Salient: Victoria University of Wellington Students' Newspaper. Vol. 32, No. 8. 1969.
Opinions expressed in Salient are not necessarily Those of VUWSA.
April 30, 1969
The leader writer at the Dominion who wrote an editorial last Wednesday criticising the handling of the Security incident at Victoria was probably desirous of achieving more than simply writing the longest sentence in the newspaper.
He was successful at the latter objective, but appears vulnerable on the first.
The editorial levelled allegations of senationalism against "a Wellington student newspaper" (Salient?) and began:
University students, who are quick to sec sensationalism in Press reporting of some of their more controversial activities, such as a demonstration in Parliament Grounds last year, and in the annual literary and physical horseplay connected with capping, saw some Press sensationalism of their own last week …
It goes on …
The exchange on this occasion indicate that the students own association, through its president, was soberly discussing with the Security Service the relationship of the service to students when everything suddenly burst into print.
The latter point is quite unjustified of course. When Salient first became aware of an attempt by Executive members to contact Security, it was by Mr. Peter Cullen, the National Affairs Officer. This was one of Mr. Cullen's more realistic ideas.
However Salient prevailed upon Mr. Cullen to take his case to Executive which he did, and Mr. Curry was left to go it alone.
To be quite frank, the whole idea of Brigadier Gilbert being presented with a piece of paper by an earnest President requesting the removal of any agents from the campus with the alternative being exposure in the columns of Salient, provided a welcome relief for those engaged in researching the story.
But apart from the possibility of feathering Mr. Curry's nest, we were Lead to believe that Security would clam up once they realised publication was imminent. The Auckland Herald, being the least wary of the media interested, printed a "rumour" story, and the fat was in the fire. Seventeen hours later, Salient "burst into print", and another seven hours later, the Dominion printed our story. That is to say, they almost ran our story.
The first sentence read:
"Claims that a security officer tried to recruit university students to spy on 'communist front" groups were made in a special issue of a Wellington student newspaper."
This of course is an outright lie. Salient did not claim "communist front" groups were involved. For the Dominion to state, not suggest, but explicitly state that we did is misrepresentation and a gross negation of journalistic ethics.

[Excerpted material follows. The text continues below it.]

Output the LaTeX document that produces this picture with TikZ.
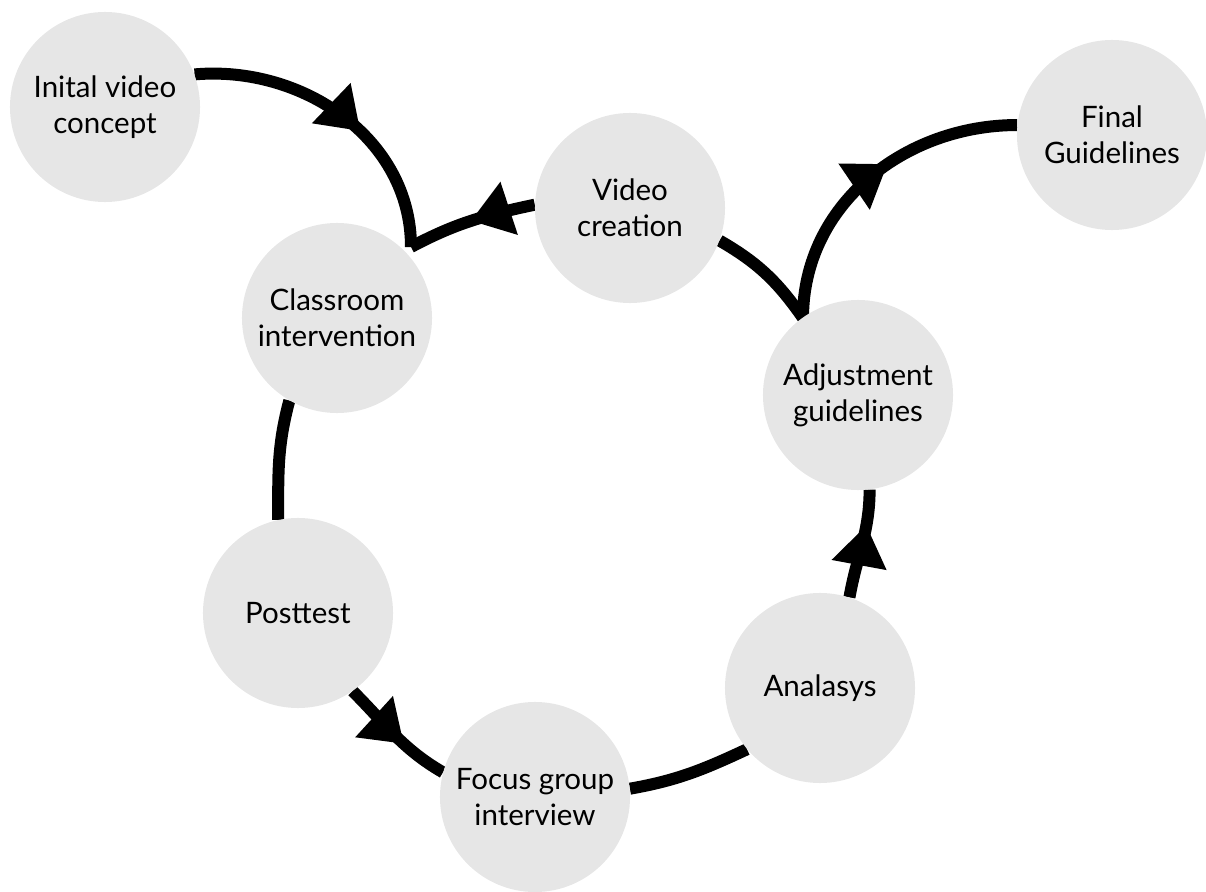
\documentclass[tikz,border=0pt]{standalone}
\usepackage{fontspec}
\setmainfont{Lato}
\usetikzlibrary{arrows.meta,decorations.markings,backgrounds}

\definecolor{Bulle}{HTML}{E6E6E6}

\tikzset{
 etape/.style={circle, fill=Bulle, minimum size=4.75cm, inner sep=0pt, align=center, font=\fontsize{21}{25.5}\selectfont},
 lien/.style={line width=0.3cm},
 fleche/.style={lien, decoration={markings, mark=at position #1 with {\arrow{Triangle[length=1.0cm,width=1.4cm,line width=0pt]}}}, postaction={decorate}},
}

\begin{document}
\begin{tikzpicture}[x={(0.025cm,0)}, y={(0,-0.025cm)}]
\useasboundingbox (0,0) rectangle (1206,892);

%%%%%%%%%% Etapes du cycle %%%%%%%%%%
 \node [etape] (init)  at (105,107)  {Inital video\\concept};
 \node [etape] (final) at (1112,135) {Final\\Guidelines};
 \node [etape] (video) at (630,208)  {Video\\creation};
 \node [etape] (class) at (337,318)  {Classroom\\intervention};
 \node [etape] (adj)   at (858,395)  {Adjustment\\guidelines};
 \node [etape] (post)  at (298,613)  {Posttest};
 \node [etape] (ana)   at (820,688)  {Analasys};
 \node [etape] (focus) at (535,797)  {Focus group\\interview};

 % points de jonction
 \coordinate (J1) at (411,247) ;
 \coordinate (J2) at (803,318) ;

%%%%%%%%%% Liens %%%%%%%%%%
\begin{pgfonlayer}{background}
 \draw [fleche=0.58] (init.20) to[out=5, in=90] (J1);
 \draw [fleche=0.5] (video.178) to[out=192, in=28] (J1);
 \draw [lien] (class.240) to[out=255, in=90] (post.102);
 \draw [fleche=0.6] (post.305) to[out=-45, in=150] (focus.165);
 \draw [lien] (focus.5) to[out=10, in=205] (ana.220);
 \draw [fleche=0.67] (ana.72) to[out=80, in=-90] (adj.277);
 \draw [lien] (video.-20) to[out=-30, in=125] (J2);
 \draw [fleche=0.57] (J2) to[out=90, in=180] (final.174);
\end{pgfonlayer}

\end{tikzpicture}
\end{document}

We have no objection to the news editor or the editor, or whoever was responsible at the Dominion labouring under the impression that the committee on Vietnam is a "communist front" organisation. But we have every objection when they attempt to implicate us in their smear tactics.
Their irresponsible attitude hardly inspires any confidence in their editorial opinions, which is the reason why we find it difficult to place much importance on their editorial.
A further point is that the Dominion apparently applies their own criteria in news presentation to Salient. We are not a daily paper. We are not serving a community very similar to the society the Dominion serves. We are not even recognised as a newspaper in some circles. Witness Brigadier Gilbert refusing to make a statement, or even speak to Salient, because it would "credit the editor and its staff with more respect than they deserve". Which is rather the problem of youth in general.
A further sequel came in an NZSPA release. Tucked away at the bottom of a story by Anthony Jaques is the report of a statement by the National Affairs Office. Mr. Peter Cullen, to the effect that there was a strong possibility that the editor would be made to pay for the special edition himself. It is amazing that a statement by someone who has absolutely nothing to do with Publications Board, who is totally wrong in suggesting it is outside the terms of the contract, could interfere in something which is none of Executive business anyway.
Where was the Publications Officer while this story was being written? And who wrote that paragraph? Mr. Jaques claims he didn't. Whoever it was would have ascertained the absolutely false and ludicrous nature of the statement had he contacted anyone at all with anything to do with the story. It reduced the Press release to a Dominion—quality rave.
As for Mr. Cullen, When we wearily totted up the 37th person Mr. Cullen had told, individually and in confidence of the security incident, before it appeared in Salient, we considered presenting some form of award to them. But Cardinal McKeefry was out of town.